Nov. 27 (Bloomberg) -- The remains of former Palestinian leader Yasser Arafat were exhumed today as part of a probe into allegations he was poisoned.
Arafat’s tomb in the West Bank city of Ramallah was opened at about 5 a.m., according to a senior Palestinian security official, who was at the site and declined to be identified because of the sensitivity of the matter. It will take three months to get the results, according to Abdullah Al Basheer, a member of the investigating team.
Arafat’s wife Suha requested an autopsy after reports in July that a Swiss laboratory had detected high levels of the radioactive isotope polonium in Arafat’s clothes, which have been in storage since his death in 2004. Palestinians have accused Israel of causing Arafat’s death, though no conclusive evidence has been presented. Israel denies killing him.
“We are convinced that Israel did it, but we are after proof in order to take Israel to the International Criminal Court,” Tawfiq Tirawi, head of the Palestinian investigation committee into Arafat’s death, said in Ramallah today.

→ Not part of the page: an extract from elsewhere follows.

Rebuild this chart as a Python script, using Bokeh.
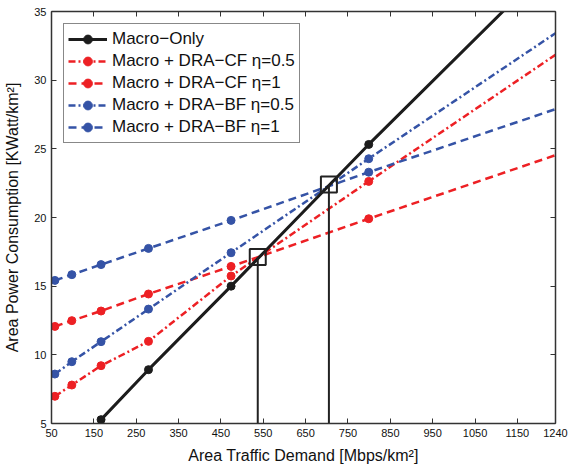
import math
from bokeh.plotting import figure
from bokeh.models import FixedTicker, LinearAxis, Range1d
from bokeh.embed import file_html
from bokeh.resources import INLINE

# ---- data ----
traffic = [58, 98, 167, 279, 474, 799, 1240]
macro_only = [math.nan, math.nan, 5.28, 8.92, 15.0, 25.32, 38.8]
cf_eta05 = [6.98, 7.8, 9.21, 10.98, 15.74, 22.63, 31.85]
cf_eta1 = [12.07, 12.49, 13.19, 14.43, 16.44, 19.91, 24.54]
bf_eta05 = [8.6, 9.5, 10.96, 13.33, 17.44, 24.28, 33.42]
bf_eta1 = [15.42, 15.84, 16.57, 17.75, 19.79, 23.3, 27.89]
cross_x = [537, 705]
cross_y = [17.12, 22.4]
x_ticks = [50, 150, 250, 350, 450, 550, 650, 750, 850, 950, 1050, 1150, 1240]
y_ticks = [5, 10, 15, 20, 25, 30, 35]

RED = "#ED2024"
BLUE = "#3553A6"
BLACK = "#1C1C1C"
FONT = "Liberation Sans"

p = figure(frame_width=504, frame_height=412,
           min_border_left=51, min_border_right=13,
           min_border_top=11, min_border_bottom=44,
           x_range=Range1d(x_ticks[0], x_ticks[-1]),
           y_range=Range1d(y_ticks[0], y_ticks[-1]),
           output_backend="svg", toolbar_location=None)
p.background_fill_color = "white"
p.border_fill_color = "white"
p.outline_line_color = None
p.xgrid.grid_line_color = None
p.ygrid.grid_line_color = None

series = [
    ("Macro\u2212Only", macro_only, BLACK, "solid", 3),
    ("Macro + DRA\u2212CF \u03b7=0.5", cf_eta05, RED, "7 3 2 3", 2.5),
    ("Macro + DRA\u2212CF \u03b7=1", cf_eta1, RED, "8 5", 2.5),
    ("Macro + DRA\u2212BF \u03b7=0.5", bf_eta05, BLUE, "7 3 2 3", 2.5),
    ("Macro + DRA\u2212BF \u03b7=1", bf_eta1, BLUE, "8 5", 2.5),
]

# draw coloured series first, black on top; keep legend order afterwards
for label, ys, color, dash, lw in series[1:] + series[:1]:
    p.line(traffic, ys, line_color=color, line_width=lw, line_dash=dash,
           legend_label=label)
    p.scatter(traffic[:-1], ys[:-1], marker="circle", size=8,
              fill_color=color, line_color=color, legend_label=label)

# vertical guides and crossing boxes
p.segment(x0=cross_x, y0=[y_ticks[0]] * len(cross_x), x1=cross_x, y1=cross_y,
          line_color="#222222", line_width=2)
p.scatter(cross_x, cross_y, marker="square", size=16, fill_color=None,
          line_color="#222222", line_width=2)

leg = p.legend[0]
order = [s[0] for s in series]
leg.items = sorted(leg.items, key=lambda it: order.index(it.label.value))
leg.location = "top_left"
leg.margin = 12
leg.padding = 4
leg.spacing = 0
leg.label_height = 22
leg.glyph_height = 22
leg.glyph_width = 39
leg.label_standoff = 5
leg.label_text_font = FONT
leg.label_text_font_size = "17px"
leg.label_text_color = "#111111"
leg.border_line_color = "#111111"
leg.border_line_width = 1.5
leg.background_fill_alpha = 1.0

# axes
p.xaxis.ticker = FixedTicker(ticks=x_ticks)
p.yaxis.ticker = FixedTicker(ticks=y_ticks)
p.xaxis.axis_label = "Area Traffic Demand [Mbps/km\u00b2]"
p.yaxis.axis_label = "Area Power Consumption [KWatt/km\u00b2]"


def style_axis(ax, labels=True):
    ax.axis_line_color = "#333333"
    ax.axis_line_width = 1.5
    ax.major_tick_line_color = "#333333"
    ax.major_tick_line_width = 1
    ax.major_tick_in = 5
    ax.major_tick_out = 0
    ax.minor_tick_line_color = None
    ax.major_label_text_font = FONT
    ax.axis_label_text_font = FONT
    ax.axis_label_text_font_size = "16px"
    ax.axis_label_text_font_style = "normal"
    ax.axis_label_text_color = "#111111"
    if labels:
        ax.major_label_text_font_size = "11px"
        ax.major_label_text_color = "#111111"
    else:
        ax.major_label_text_color = None
        ax.major_label_text_font_size = "1px"
        ax.major_label_standoff = 0


for ax in p.xaxis:
    style_axis(ax)
    ax.major_label_standoff = 5
    ax.axis_label_standoff = 7
for ax in p.yaxis:
    style_axis(ax)
    ax.major_label_standoff = 5
    ax.axis_label_standoff = 10

top = LinearAxis(ticker=FixedTicker(ticks=x_ticks))
style_axis(top, labels=False)
p.add_layout(top, "above")
right = LinearAxis(ticker=FixedTicker(ticks=y_ticks))
style_axis(right, labels=False)
p.add_layout(right, "right")

open("out.html", "w").write(file_html(p, INLINE))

Palestinians planned to have the process of opening Arafat’s tomb medically and legally supervised by teams of experts from Switzerland, France and Russia, Tiwari told reporters on Nov. 24. The tomb would then be closed again within a few hours after testing, and no member of the Arafat family would be present, he said.
“A Palestinian forensic did the testing according to the instruction of the teams,” Hani Abdeen, the Palestinian Authority’s health minister, said today. The site of Arafat’s resting place was covered with blue tarpaulins, obscuring it from view from passersby.
Arafat, who founded the Palestine Liberation Organization, died in a French hospital at the age of 75. Doctors at the Percy military hospital in Clamart, France, said he suffered from a brain hemorrhage and fell into a coma before he died.
Polonium, which had been stirred into a cup of tea, was identified as the substance that killed Alexander Litvinenko, a former KGB agent who became a critic of the Russian government. Litvinenko died in 2006 after being poisoned in London.